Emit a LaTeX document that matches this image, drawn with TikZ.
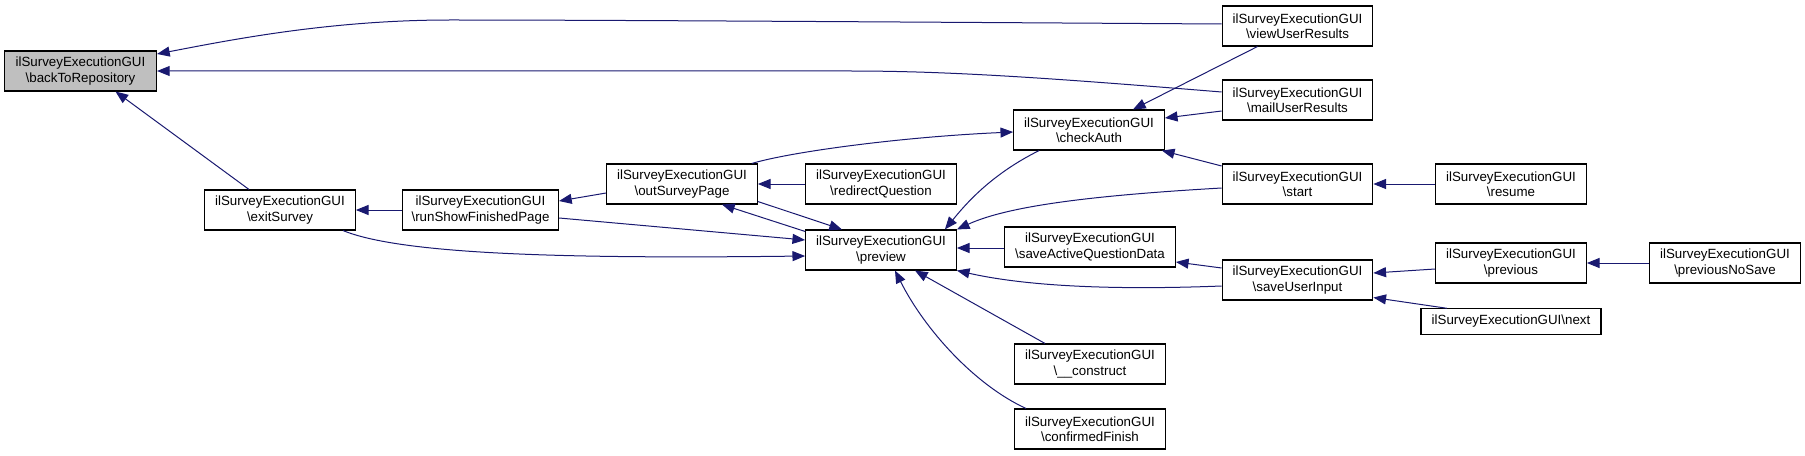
\documentclass[tikz,border=0pt]{standalone}
\usepackage{fontspec}
\setmainfont{Liberation Sans}
\usetikzlibrary{arrows.meta,calc}
\definecolor{edgeblue}{HTML}{191970}
\definecolor{hl}{HTML}{BFBFBF}
\tikzset{
  fn/.style={draw=black, line width=0.8pt, fill=white, rectangle, minimum width=113pt,
    minimum height=30pt, inner sep=0pt, align=center,
    font=\fontsize{10pt}{11.5pt}\selectfont},
  edge/.style={draw=edgeblue, line width=0.75pt, -{Triangle[length=9.5pt,width=7.5pt]}}
}
\begin{document}
\begin{tikzpicture}[x=0.75pt,y=-0.75pt]
\useasboundingbox (0,0) rectangle (1805,456);
\node[fn, fill=hl, minimum width=114pt] (back) at (80.5,71) {ilSurveyExecutionGUI\\\textbackslash backToRepository};
\node[fn] (view) at (1297.5,26) {ilSurveyExecutionGUI\\\textbackslash viewUserResults};
\node[fn] (mail) at (1297.5,100) {ilSurveyExecutionGUI\\\textbackslash mailUserResults};
\node[fn] (checkAuth) at (1089,130) {ilSurveyExecutionGUI\\\textbackslash checkAuth};
\node[fn] (outSurvey) at (682,184) {ilSurveyExecutionGUI\\\textbackslash outSurveyPage};
\node[fn] (redirect) at (881,184) {ilSurveyExecutionGUI\\\textbackslash redirectQuestion};
\node[fn] (exit) at (280,210) {ilSurveyExecutionGUI\\\textbackslash exitSurvey};
\node[fn, minimum width=117pt] (runShow) at (480.5,210) {ilSurveyExecutionGUI\\\textbackslash runShowFinishedPage};
\node[fn] (start) at (1297.5,184) {ilSurveyExecutionGUI\\\textbackslash start};
\node[fn] (resume) at (1511,184) {ilSurveyExecutionGUI\\\textbackslash resume};
\node[fn] (preview) at (881,250) {ilSurveyExecutionGUI\\\textbackslash preview};
\node[fn, minimum width=128pt] (saveActive) at (1090,247) {ilSurveyExecutionGUI\\\textbackslash saveActiveQuestionData};
\node[fn] (saveUser) at (1297.5,280) {ilSurveyExecutionGUI\\\textbackslash saveUserInput};
\node[fn] (previous) at (1511,263) {ilSurveyExecutionGUI\\\textbackslash previous};
\node[fn] (prevNoSave) at (1725,263) {ilSurveyExecutionGUI\\\textbackslash previousNoSave};
\node[fn, minimum width=135pt, minimum height=19pt] (next) at (1511,321.5) {ilSurveyExecutionGUI\textbackslash next};
\node[fn] (construct) at (1090,364) {ilSurveyExecutionGUI\\\textbackslash \_\_construct};
\node[fn] (confirmed) at (1090,429) {ilSurveyExecutionGUI\\\textbackslash confirmedFinish};

% edges
\draw[edge] ($(view.west)+(0,-2)$) .. controls (900,22) and (600,20) .. (450,20) .. controls (330,20) and (230,40) .. ($(back.east)+(0,-17)$);
\draw[edge] ($(mail.west)+(0,-8)$) .. controls (1050,78) and (950,71) .. (850,71) -- (back.east);
\draw[edge] ($(exit.north)+(-31,0)$) -- ($(back.south)+(35,0)$);
\draw[edge] (runShow.west) -- (exit.east);
\draw[edge] ($(outSurvey.west)+(0,9)$) -- ($(runShow.east)+(0,-9)$);
\draw[edge] ($(outSurvey.north east)+(-6,0)$) .. controls (790,152) and (900,137) .. ($(checkAuth.west)+(0,2)$);
\draw[edge] (redirect.west) -- (outSurvey.east);
\draw[edge] ($(outSurvey.south east)+(0,-3)$) -- ($(preview.north)+(-39,0)$);
\draw[edge] ($(preview.north west)+(0,2)$) -- ($(outSurvey.south)+(40,0)$);
\draw[edge] ($(runShow.east)+(0,8)$) -- ($(preview.west)+(0,-10)$);
\draw[edge] ($(exit.south)+(63,0)$) .. controls (400,254) and (560,259) .. ($(preview.west)+(0,6)$);
\draw[edge] ($(checkAuth.south west)+(26,0)$) .. controls (990,175) and (965,205) .. ($(preview.north east)+(-12,0)$);
\draw[edge] ($(start.west)+(0,4)$) .. controls (1100,195) and (1010,205) .. (preview.north east);
\draw[edge] ($(start.west)+(0,-18)$) -- ($(checkAuth.south east)+(-3,0)$);
\draw[edge] ($(view.south)+(-40,0)$) -- ($(checkAuth.north)+(44,0)$);
\draw[edge] ($(mail.west)+(0,11)$) -- ($(checkAuth.east)+(0,-12)$);
\draw[edge] (resume.west) -- (start.east);
\draw[edge] ($(saveActive.west)+(0,1)$) -- ($(preview.east)+(0,-2)$);
\draw[edge] ($(saveUser.west)+(0,-12)$) -- ($(saveActive.east)+(0,15)$);
\draw[edge] ($(saveUser.west)+(0,6)$) .. controls (1120,290) and (1030,287) .. (preview.south east);
\draw[edge] ($(previous.west)+(0,6)$) -- ($(saveUser.east)+(0,-7)$);
\draw[edge] (prevNoSave.west) -- (previous.east);
\draw[edge] ($(next.north)+(-64,0)$) -- ($(saveUser.south east)+(0,-3)$);
\draw[edge] ($(construct.north)+(-45,0)$) -- ($(preview.south)+(34,0)$);
\draw[edge] ($(confirmed.north)+(-64,0)$) .. controls (975,385) and (925,330) .. ($(preview.south)+(14,0)$);
\end{tikzpicture}
\end{document}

-=-=-=-=-

→ **Task brief**: Output a faithful copy of the data, with each picture left out.

→ **Task result**:
Emit a LaTeX document that matches this image, drawn with TikZ.
\documentclass[tikz,border=0pt]{standalone}
\usepackage{fontspec}
\setmainfont{Liberation Sans}
\usetikzlibrary{arrows.meta,calc}
\definecolor{edgeblue}{HTML}{191970}
\definecolor{hl}{HTML}{BFBFBF}
\tikzset{
  fn/.style={draw=black, line width=0.8pt, fill=white, rectangle, minimum width=113pt,
    minimum height=30pt, inner sep=0pt, align=center,
    font=\fontsize{10pt}{11.5pt}\selectfont},
  edge/.style={draw=edgeblue, line width=0.75pt, -{Triangle[length=9.5pt,width=7.5pt]}}
}
\begin{document}
\begin{tikzpicture}[x=0.75pt,y=-0.75pt]
\useasboundingbox (0,0) rectangle (1805,456);
\node[fn, fill=hl, minimum width=114pt] (back) at (80.5,71) {ilSurveyExecutionGUI\\\textbackslash backToRepository};
\node[fn] (view) at (1297.5,26) {ilSurveyExecutionGUI\\\textbackslash viewUserResults};
\node[fn] (mail) at (1297.5,100) {ilSurveyExecutionGUI\\\textbackslash mailUserResults};
\node[fn] (checkAuth) at (1089,130) {ilSurveyExecutionGUI\\\textbackslash checkAuth};
\node[fn] (outSurvey) at (682,184) {ilSurveyExecutionGUI\\\textbackslash outSurveyPage};
\node[fn] (redirect) at (881,184) {ilSurveyExecutionGUI\\\textbackslash redirectQuestion};
\node[fn] (exit) at (280,210) {ilSurveyExecutionGUI\\\textbackslash exitSurvey};
\node[fn, minimum width=117pt] (runShow) at (480.5,210) {ilSurveyExecutionGUI\\\textbackslash runShowFinishedPage};
\node[fn] (start) at (1297.5,184) {ilSurveyExecutionGUI\\\textbackslash start};
\node[fn] (resume) at (1511,184) {ilSurveyExecutionGUI\\\textbackslash resume};
\node[fn] (preview) at (881,250) {ilSurveyExecutionGUI\\\textbackslash preview};
\node[fn, minimum width=128pt] (saveActive) at (1090,247) {ilSurveyExecutionGUI\\\textbackslash saveActiveQuestionData};
\node[fn] (saveUser) at (1297.5,280) {ilSurveyExecutionGUI\\\textbackslash saveUserInput};
\node[fn] (previous) at (1511,263) {ilSurveyExecutionGUI\\\textbackslash previous};
\node[fn] (prevNoSave) at (1725,263) {ilSurveyExecutionGUI\\\textbackslash previousNoSave};
\node[fn, minimum width=135pt, minimum height=19pt] (next) at (1511,321.5) {ilSurveyExecutionGUI\textbackslash next};
\node[fn] (construct) at (1090,364) {ilSurveyExecutionGUI\\\textbackslash \_\_construct};
\node[fn] (confirmed) at (1090,429) {ilSurveyExecutionGUI\\\textbackslash confirmedFinish};

% edges
\draw[edge] ($(view.west)+(0,-2)$) .. controls (900,22) and (600,20) .. (450,20) .. controls (330,20) and (230,40) .. ($(back.east)+(0,-17)$);
\draw[edge] ($(mail.west)+(0,-8)$) .. controls (1050,78) and (950,71) .. (850,71) -- (back.east);
\draw[edge] ($(exit.north)+(-31,0)$) -- ($(back.south)+(35,0)$);
\draw[edge] (runShow.west) -- (exit.east);
\draw[edge] ($(outSurvey.west)+(0,9)$) -- ($(runShow.east)+(0,-9)$);
\draw[edge] ($(outSurvey.north east)+(-6,0)$) .. controls (790,152) and (900,137) .. ($(checkAuth.west)+(0,2)$);
\draw[edge] (redirect.west) -- (outSurvey.east);
\draw[edge] ($(outSurvey.south east)+(0,-3)$) -- ($(preview.north)+(-39,0)$);
\draw[edge] ($(preview.north west)+(0,2)$) -- ($(outSurvey.south)+(40,0)$);
\draw[edge] ($(runShow.east)+(0,8)$) -- ($(preview.west)+(0,-10)$);
\draw[edge] ($(exit.south)+(63,0)$) .. controls (400,254) and (560,259) .. ($(preview.west)+(0,6)$);
\draw[edge] ($(checkAuth.south west)+(26,0)$) .. controls (990,175) and (965,205) .. ($(preview.north east)+(-12,0)$);
\draw[edge] ($(start.west)+(0,4)$) .. controls (1100,195) and (1010,205) .. (preview.north east);
\draw[edge] ($(start.west)+(0,-18)$) -- ($(checkAuth.south east)+(-3,0)$);
\draw[edge] ($(view.south)+(-40,0)$) -- ($(checkAuth.north)+(44,0)$);
\draw[edge] ($(mail.west)+(0,11)$) -- ($(checkAuth.east)+(0,-12)$);
\draw[edge] (resume.west) -- (start.east);
\draw[edge] ($(saveActive.west)+(0,1)$) -- ($(preview.east)+(0,-2)$);
\draw[edge] ($(saveUser.west)+(0,-12)$) -- ($(saveActive.east)+(0,15)$);
\draw[edge] ($(saveUser.west)+(0,6)$) .. controls (1120,290) and (1030,287) .. (preview.south east);
\draw[edge] ($(previous.west)+(0,6)$) -- ($(saveUser.east)+(0,-7)$);
\draw[edge] (prevNoSave.west) -- (previous.east);
\draw[edge] ($(next.north)+(-64,0)$) -- ($(saveUser.south east)+(0,-3)$);
\draw[edge] ($(construct.north)+(-45,0)$) -- ($(preview.south)+(34,0)$);
\draw[edge] ($(confirmed.north)+(-64,0)$) .. controls (975,385) and (925,330) .. ($(preview.south)+(14,0)$);
\end{tikzpicture}
\end{document}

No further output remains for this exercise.